Monday, October 25, 2010
Deathday: Poe Actor Vincent Price
Vincent Leonard Price II (May 27, 1911 – October 25, 1993) was an American actor, well known for his distinctive voice and serio-comic attitude in a series of horror films made in the latter part of his career.
In the 1960s, Price had a number of low-budget successes with Roger Corman and American International Pictures (AIP) including the Edgar Allan Poe adaptations House of Usher (1960), The Pit and the Pendulum (1961), Tales of Terror (1962), The Comedy of Terrors (1963) The Raven (1963), The Masque of the Red Death (1964), and The Tomb of Ligeia (1965). He also starred in The Last Man on Earth (1964), a film based on the Richard Matheson novel I Am Legend. In 1968 Price portrayed witchhunter Matthew Hopkins in Witchfinder General, which is also known as The Conqueror Worm.
Personal life
Price was married three times and fathered a son, named Vincent Barrett Price, with his first wife, former actress Edith Barrett. Price and his second wife Mary Grant Price donated hundreds of works of art and a large amount of money to East Los Angeles College in the early 1960s in order to endow the Vincent and Mary Price Gallery there. Their daughter, Mary Victoria Price, was born in 1962.
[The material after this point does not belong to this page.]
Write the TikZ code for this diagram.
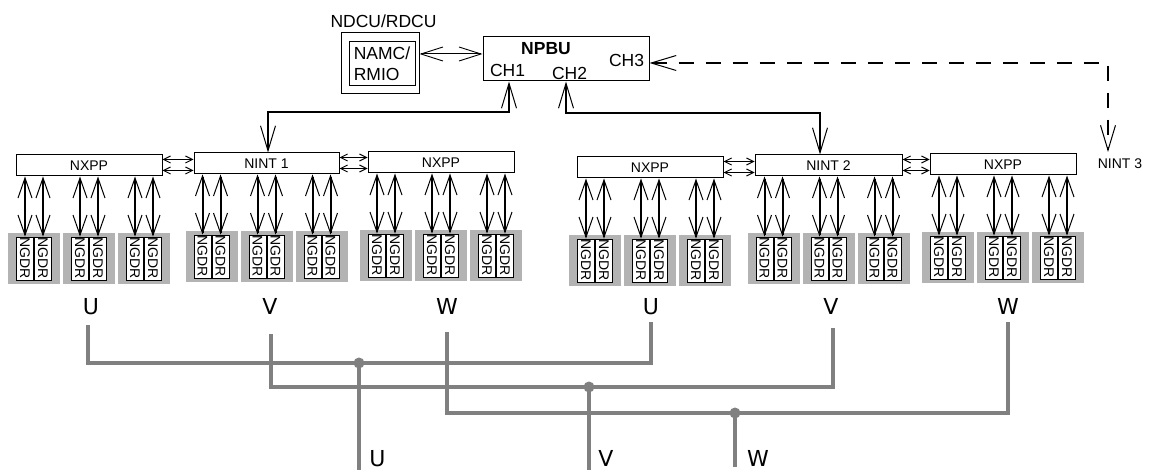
\documentclass[tikz,border=0pt]{standalone}
\usepackage{fontspec}
\usepackage{graphicx}
\setmainfont{Liberation Sans}
\newfontfamily\dvs{DejaVu Sans}
\usetikzlibrary{arrows.meta}
\definecolor{busgray}{RGB}{128,128,128}
\definecolor{grpgray}{RGB}{179,179,179}
\begin{document}
\begin{tikzpicture}[x=1pt,y=-1pt,
  box/.style={draw, line width=1pt, fill=white, inner sep=0pt},
  lab/.style={font=\fontsize{17.5}{21}\selectfont, inner sep=0pt},
  sm/.style={font=\fontsize{14}{16}\selectfont},
  ngdrbox/.style={draw, line width=0.9pt, fill=white, inner sep=0pt, minimum width=17, minimum height=43, font=\fontsize{14}{15}\selectfont},
  phase/.style={font=\dvs\fontsize{22}{24}\selectfont, inner sep=0pt, anchor=base},
  bigtip/.tip={Straight Barb[length=25pt,width=15pt,line width=1pt]},
  midtip/.tip={Straight Barb[length=20pt,width=14pt,line width=1pt]},
  toptip/.tip={Straight Barb[length=22pt,width=14pt,line width=0.9pt]},
  smalltip/.tip={Straight Barb[length=7pt,width=7pt,line width=1pt]},
  conn/.style={line width=2.5pt, bigtip-bigtip},
  ngarr/.style={line width=2pt, midtip-midtip},
  topconn/.style={line width=1pt, toptip-toptip},
  dashconn/.style={line width=2.2pt, dash pattern=on 15pt off 12pt, bigtip-bigtip},
  linkA/.style={line width=1.8pt, smalltip-smalltip},
  linkB/.style={line width=1pt, smalltip-smalltip},
  bus/.style={line width=4.5pt, busgray, line join=miter},
  jdot/.style={fill=busgray}
]
\useasboundingbox (0,0) rectangle (1151,470);

% ---- top units ----
\node[lab, anchor=base] (ndcutxt) at (383.5,28) {NDCU/RDCU};
\node[box, minimum width=78, minimum height=61] (ndcu) at (380,63.5) {};
\node[box, lab, minimum width=66, minimum height=44, align=left] (namc) at (382,64) {NAMC/\\RMIO};
\node[box, minimum width=166, minimum height=44] (npbu) at (566,59) {};
\node[lab, font=\bfseries\fontsize{17.5}{21}\selectfont] (npbut) at (546,48.5) {NPBU};
\node[lab] (ch1) at (507.5,70) {CH1};
\node[lab] (ch2) at (569.5,73.5) {CH2};
\node[lab] (ch3) at (626.5,60) {CH3};
\node[sm, inner sep=0pt] (nint3) at (1120,164) {NINT 3};

\coordinate (y54) at (0,54);
\coordinate (y63) at (0,63);
\coordinate (y112) at (0,112);
\coordinate (y113) at (0,113);
\coordinate (n3) at (1108,152);
\coordinate (c1) at (509,0);
\coordinate (c2) at (566,0);

% ---- drive boxes ----
\node[box, sm, minimum width=146, minimum height=21] (nxA) at (89,165.5) {NXPP};
\node[box, sm, minimum width=145, minimum height=21] (ni1) at (266.5,163.5) {NINT 1};
\node[box, sm, minimum width=146, minimum height=21] (nxB) at (441,162.5) {NXPP};
\node[box, sm, minimum width=146, minimum height=21] (nxC) at (650,167.5) {NXPP};
\node[box, sm, minimum width=147, minimum height=21] (ni2) at (828.5,165.5) {NINT 2};
\node[box, sm, minimum width=146, minimum height=21] (nxD) at (1003,164.5) {NXPP};
\coordinate (ni1in) at ([xshift=1.5pt]ni1.north);
\coordinate (ni2in) at ([xshift=-8.5pt]ni2.north);

% ---- top connectors ----
\draw[topconn] (ndcu.east |- y54) -- (npbu.west |- y54);
\draw[dashconn] (npbu.east |- y63) -| (n3);
\draw[conn] (c1 |- npbu.south) -- (c1 |- y112) -| (ni1in);
\draw[conn] (c2 |- npbu.south) -- (c2 |- y113) -| (ni2in);

% ---- links between boxes ----
\foreach \a/\b in {nxA/ni1, ni1/nxB, nxC/ni2, ni2/nxD} {
  \path (\a.east) ++(0,-6) coordinate (\a-up);
  \path (\a.east) ++(0,5) coordinate (\a-lo);
  \draw[linkA] (\a-up) -- (\a-up -| \b.west);
  \draw[linkB] (\a-lo) -- (\a-lo -| \b.west);
}

% ---- NGDR groups ----
\foreach \p/\cx/\by in {nxA/89/176, ni1/266.5/174, nxB/441/173, nxC/650/178, ni2/828.5/176, nxD/1003/175} {
  \foreach \k [count=\i] in {-55,0,55} {
    \pgfmathsetmacro\gx{\cx+\k}
    \fill[grpgray] (\gx-26,\by+57) rectangle (\gx+26,\by+108);
    \node[ngdrbox] (\p-\i-a) at (\gx-9,\by+82.5) {\rotatebox{-90}{NGDR}};
    \node[ngdrbox] (\p-\i-b) at (\gx+9,\by+82.5) {\rotatebox{-90}{NGDR}};
    \draw[ngarr] (\p-\i-a.north |- \p.south) -- (\p-\i-a.north);
    \draw[ngarr] (\p-\i-b.north |- \p.south) -- (\p-\i-b.north);
  }
}

% ---- phase labels ----
\node[phase] (uL) at (91,315) {U};
\node[phase] (vL) at (270,315) {V};
\node[phase] (wL) at (447,315) {W};
\node[phase] (uR) at (651,315) {U};
\node[phase] (vR) at (831,315) {V};
\node[phase] (wR) at (1008,315) {W};
\node[phase] (uO) at (377.5,466) {U};
\node[phase] (vO) at (606,466) {V};
\node[phase] (wO) at (758,466) {W};

% ---- bus bars ----
\draw[bus] (88,325) -- (88,363) -- (651,363) -- (651,322);
\draw[bus] (271,334) -- (271,387) -- (833,387) -- (833,328);
\draw[bus] (447,332) -- (447,413) -- (1008,413) -- (1008,322);
\draw[bus] (359,363) -- (359,472);
\draw[bus] (589,387) -- (589,472);
\draw[bus] (735,413) -- (735,467);
\fill[jdot] (359,363) circle (5.5);
\fill[jdot] (589,387) circle (5.5);
\fill[jdot] (735,413) circle (5.5);
\end{tikzpicture}
\end{document}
Price's last marriage was to the Australian actress Coral Browne, who appeared with him (as one of his victims) in Theatre of Blood (1973). He converted to Catholicism to marry her, and she became a U.S. citizen for him.
Death
Price was a lifelong smoker. He had long suffered from emphysema and Parkinson's disease, which had forced his role in Edward Scissorhands to be much smaller than intended.
His illness also contributed to his retirement from Mystery, as his condition was becoming noticeable on-screen. He died of lung cancer on October 25, 1993. He was cremated and his ashes scattered off Point Dume in Malibu, California.